AIM:
Transcribe the listing in full, excluding any pictures.
__________________________________________________
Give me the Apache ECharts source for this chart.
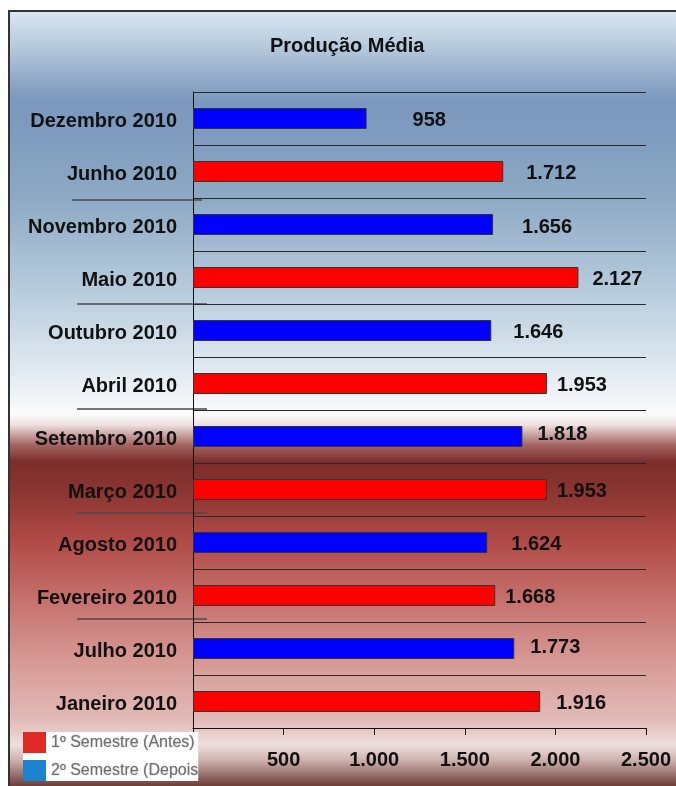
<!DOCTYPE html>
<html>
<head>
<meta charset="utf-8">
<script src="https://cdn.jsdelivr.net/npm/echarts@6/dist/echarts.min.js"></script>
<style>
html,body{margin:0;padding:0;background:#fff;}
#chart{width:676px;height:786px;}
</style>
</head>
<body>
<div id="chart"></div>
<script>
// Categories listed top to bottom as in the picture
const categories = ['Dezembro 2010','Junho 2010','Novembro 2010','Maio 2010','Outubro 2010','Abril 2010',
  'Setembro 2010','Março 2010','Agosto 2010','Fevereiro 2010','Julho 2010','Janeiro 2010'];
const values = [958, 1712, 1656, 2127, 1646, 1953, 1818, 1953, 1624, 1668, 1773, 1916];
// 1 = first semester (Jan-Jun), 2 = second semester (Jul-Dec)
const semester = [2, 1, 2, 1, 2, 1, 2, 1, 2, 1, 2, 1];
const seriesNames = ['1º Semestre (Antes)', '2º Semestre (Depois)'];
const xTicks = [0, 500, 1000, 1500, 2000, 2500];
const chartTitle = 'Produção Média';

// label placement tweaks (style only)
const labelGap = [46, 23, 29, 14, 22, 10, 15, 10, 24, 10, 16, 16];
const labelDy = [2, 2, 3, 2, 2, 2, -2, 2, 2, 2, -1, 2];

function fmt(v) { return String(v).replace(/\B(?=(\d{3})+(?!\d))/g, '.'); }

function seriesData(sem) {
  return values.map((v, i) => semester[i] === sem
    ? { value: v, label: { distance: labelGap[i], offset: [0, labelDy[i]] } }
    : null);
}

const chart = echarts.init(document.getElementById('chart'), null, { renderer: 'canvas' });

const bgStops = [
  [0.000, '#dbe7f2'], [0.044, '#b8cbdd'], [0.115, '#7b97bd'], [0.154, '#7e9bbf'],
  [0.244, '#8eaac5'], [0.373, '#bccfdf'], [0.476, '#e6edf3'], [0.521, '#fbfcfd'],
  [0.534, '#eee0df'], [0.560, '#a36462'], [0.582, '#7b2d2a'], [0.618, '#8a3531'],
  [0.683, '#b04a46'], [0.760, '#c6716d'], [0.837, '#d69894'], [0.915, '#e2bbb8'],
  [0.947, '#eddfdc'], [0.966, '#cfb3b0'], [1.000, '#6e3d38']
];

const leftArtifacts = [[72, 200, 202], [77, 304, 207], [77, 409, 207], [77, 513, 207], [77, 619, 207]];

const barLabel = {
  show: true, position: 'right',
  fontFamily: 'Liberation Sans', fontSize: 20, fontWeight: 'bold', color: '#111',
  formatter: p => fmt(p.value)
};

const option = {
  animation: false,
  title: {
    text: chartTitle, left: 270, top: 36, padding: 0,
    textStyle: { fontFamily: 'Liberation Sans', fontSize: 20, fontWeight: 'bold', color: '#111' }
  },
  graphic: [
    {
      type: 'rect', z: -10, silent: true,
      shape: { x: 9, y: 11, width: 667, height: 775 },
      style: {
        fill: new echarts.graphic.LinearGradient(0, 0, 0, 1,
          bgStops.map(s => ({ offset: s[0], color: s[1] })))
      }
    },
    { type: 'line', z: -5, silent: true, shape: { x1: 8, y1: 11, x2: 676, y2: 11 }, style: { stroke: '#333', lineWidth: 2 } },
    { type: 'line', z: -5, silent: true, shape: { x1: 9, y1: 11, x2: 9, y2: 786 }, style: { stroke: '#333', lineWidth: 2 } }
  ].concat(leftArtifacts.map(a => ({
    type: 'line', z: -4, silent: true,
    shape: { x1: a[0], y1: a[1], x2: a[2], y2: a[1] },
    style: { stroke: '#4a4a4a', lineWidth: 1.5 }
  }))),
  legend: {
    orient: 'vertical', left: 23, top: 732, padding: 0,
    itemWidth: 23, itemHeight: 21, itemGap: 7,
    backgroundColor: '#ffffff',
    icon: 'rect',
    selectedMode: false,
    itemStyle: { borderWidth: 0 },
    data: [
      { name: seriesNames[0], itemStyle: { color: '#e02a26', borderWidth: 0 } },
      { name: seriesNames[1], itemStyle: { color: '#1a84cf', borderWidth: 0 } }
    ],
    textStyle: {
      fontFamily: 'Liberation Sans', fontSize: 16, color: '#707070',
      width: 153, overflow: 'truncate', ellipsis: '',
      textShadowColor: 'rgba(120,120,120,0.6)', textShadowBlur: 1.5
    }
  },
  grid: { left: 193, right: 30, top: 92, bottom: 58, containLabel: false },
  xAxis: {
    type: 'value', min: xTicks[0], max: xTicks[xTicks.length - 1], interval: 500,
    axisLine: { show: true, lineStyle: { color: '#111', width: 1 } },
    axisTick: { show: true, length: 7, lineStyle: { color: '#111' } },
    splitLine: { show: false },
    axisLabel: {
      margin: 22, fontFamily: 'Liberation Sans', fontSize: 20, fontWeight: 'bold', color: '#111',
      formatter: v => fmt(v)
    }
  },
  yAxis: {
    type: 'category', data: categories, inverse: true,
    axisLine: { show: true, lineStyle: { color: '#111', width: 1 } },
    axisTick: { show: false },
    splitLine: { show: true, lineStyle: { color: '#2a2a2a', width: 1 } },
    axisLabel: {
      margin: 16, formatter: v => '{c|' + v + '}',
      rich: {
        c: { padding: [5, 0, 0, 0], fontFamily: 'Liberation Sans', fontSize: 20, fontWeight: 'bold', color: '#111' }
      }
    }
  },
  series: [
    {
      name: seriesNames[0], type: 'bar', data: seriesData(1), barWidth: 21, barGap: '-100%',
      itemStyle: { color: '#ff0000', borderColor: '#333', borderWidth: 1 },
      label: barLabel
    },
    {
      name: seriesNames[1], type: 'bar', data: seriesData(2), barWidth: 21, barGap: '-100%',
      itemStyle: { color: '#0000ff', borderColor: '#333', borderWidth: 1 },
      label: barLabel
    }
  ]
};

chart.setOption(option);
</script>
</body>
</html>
__________________________________________________
OUTPUT:
Give me the Apache ECharts source for this chart.
<!DOCTYPE html>
<html>
<head>
<meta charset="utf-8">
<script src="https://cdn.jsdelivr.net/npm/echarts@6/dist/echarts.min.js"></script>
<style>
html,body{margin:0;padding:0;background:#fff;}
#chart{width:676px;height:786px;}
</style>
</head>
<body>
<div id="chart"></div>
<script>
// Categories listed top to bottom as in the picture
const categories = ['Dezembro 2010','Junho 2010','Novembro 2010','Maio 2010','Outubro 2010','Abril 2010',
  'Setembro 2010','Março 2010','Agosto 2010','Fevereiro 2010','Julho 2010','Janeiro 2010'];
const values = [958, 1712, 1656, 2127, 1646, 1953, 1818, 1953, 1624, 1668, 1773, 1916];
// 1 = first semester (Jan-Jun), 2 = second semester (Jul-Dec)
const semester = [2, 1, 2, 1, 2, 1, 2, 1, 2, 1, 2, 1];
const seriesNames = ['1º Semestre (Antes)', '2º Semestre (Depois)'];
const xTicks = [0, 500, 1000, 1500, 2000, 2500];
const chartTitle = 'Produção Média';

// label placement tweaks (style only)
const labelGap = [46, 23, 29, 14, 22, 10, 15, 10, 24, 10, 16, 16];
const labelDy = [2, 2, 3, 2, 2, 2, -2, 2, 2, 2, -1, 2];

function fmt(v) { return String(v).replace(/\B(?=(\d{3})+(?!\d))/g, '.'); }

function seriesData(sem) {
  return values.map((v, i) => semester[i] === sem
    ? { value: v, label: { distance: labelGap[i], offset: [0, labelDy[i]] } }
    : null);
}

const chart = echarts.init(document.getElementById('chart'), null, { renderer: 'canvas' });

const bgStops = [
  [0.000, '#dbe7f2'], [0.044, '#b8cbdd'], [0.115, '#7b97bd'], [0.154, '#7e9bbf'],
  [0.244, '#8eaac5'], [0.373, '#bccfdf'], [0.476, '#e6edf3'], [0.521, '#fbfcfd'],
  [0.534, '#eee0df'], [0.560, '#a36462'], [0.582, '#7b2d2a'], [0.618, '#8a3531'],
  [0.683, '#b04a46'], [0.760, '#c6716d'], [0.837, '#d69894'], [0.915, '#e2bbb8'],
  [0.947, '#eddfdc'], [0.966, '#cfb3b0'], [1.000, '#6e3d38']
];

const leftArtifacts = [[72, 200, 202], [77, 304, 207], [77, 409, 207], [77, 513, 207], [77, 619, 207]];

const barLabel = {
  show: true, position: 'right',
  fontFamily: 'Liberation Sans', fontSize: 20, fontWeight: 'bold', color: '#111',
  formatter: p => fmt(p.value)
};

const option = {
  animation: false,
  title: {
    text: chartTitle, left: 270, top: 36, padding: 0,
    textStyle: { fontFamily: 'Liberation Sans', fontSize: 20, fontWeight: 'bold', color: '#111' }
  },
  graphic: [
    {
      type: 'rect', z: -10, silent: true,
      shape: { x: 9, y: 11, width: 667, height: 775 },
      style: {
        fill: new echarts.graphic.LinearGradient(0, 0, 0, 1,
          bgStops.map(s => ({ offset: s[0], color: s[1] })))
      }
    },
    { type: 'line', z: -5, silent: true, shape: { x1: 8, y1: 11, x2: 676, y2: 11 }, style: { stroke: '#333', lineWidth: 2 } },
    { type: 'line', z: -5, silent: true, shape: { x1: 9, y1: 11, x2: 9, y2: 786 }, style: { stroke: '#333', lineWidth: 2 } }
  ].concat(leftArtifacts.map(a => ({
    type: 'line', z: -4, silent: true,
    shape: { x1: a[0], y1: a[1], x2: a[2], y2: a[1] },
    style: { stroke: '#4a4a4a', lineWidth: 1.5 }
  }))),
  legend: {
    orient: 'vertical', left: 23, top: 732, padding: 0,
    itemWidth: 23, itemHeight: 21, itemGap: 7,
    backgroundColor: '#ffffff',
    icon: 'rect',
    selectedMode: false,
    itemStyle: { borderWidth: 0 },
    data: [
      { name: seriesNames[0], itemStyle: { color: '#e02a26', borderWidth: 0 } },
      { name: seriesNames[1], itemStyle: { color: '#1a84cf', borderWidth: 0 } }
    ],
    textStyle: {
      fontFamily: 'Liberation Sans', fontSize: 16, color: '#707070',
      width: 153, overflow: 'truncate', ellipsis: '',
      textShadowColor: 'rgba(120,120,120,0.6)', textShadowBlur: 1.5
    }
  },
  grid: { left: 193, right: 30, top: 92, bottom: 58, containLabel: false },
  xAxis: {
    type: 'value', min: xTicks[0], max: xTicks[xTicks.length - 1], interval: 500,
    axisLine: { show: true, lineStyle: { color: '#111', width: 1 } },
    axisTick: { show: true, length: 7, lineStyle: { color: '#111' } },
    splitLine: { show: false },
    axisLabel: {
      margin: 22, fontFamily: 'Liberation Sans', fontSize: 20, fontWeight: 'bold', color: '#111',
      formatter: v => fmt(v)
    }
  },
  yAxis: {
    type: 'category', data: categories, inverse: true,
    axisLine: { show: true, lineStyle: { color: '#111', width: 1 } },
    axisTick: { show: false },
    splitLine: { show: true, lineStyle: { color: '#2a2a2a', width: 1 } },
    axisLabel: {
      margin: 16, formatter: v => '{c|' + v + '}',
      rich: {
        c: { padding: [5, 0, 0, 0], fontFamily: 'Liberation Sans', fontSize: 20, fontWeight: 'bold', color: '#111' }
      }
    }
  },
  series: [
    {
      name: seriesNames[0], type: 'bar', data: seriesData(1), barWidth: 21, barGap: '-100%',
      itemStyle: { color: '#ff0000', borderColor: '#333', borderWidth: 1 },
      label: barLabel
    },
    {
      name: seriesNames[1], type: 'bar', data: seriesData(2), barWidth: 21, barGap: '-100%',
      itemStyle: { color: '#0000ff', borderColor: '#333', borderWidth: 1 },
      label: barLabel
    }
  ]
};

chart.setOption(option);
</script>
</body>
</html>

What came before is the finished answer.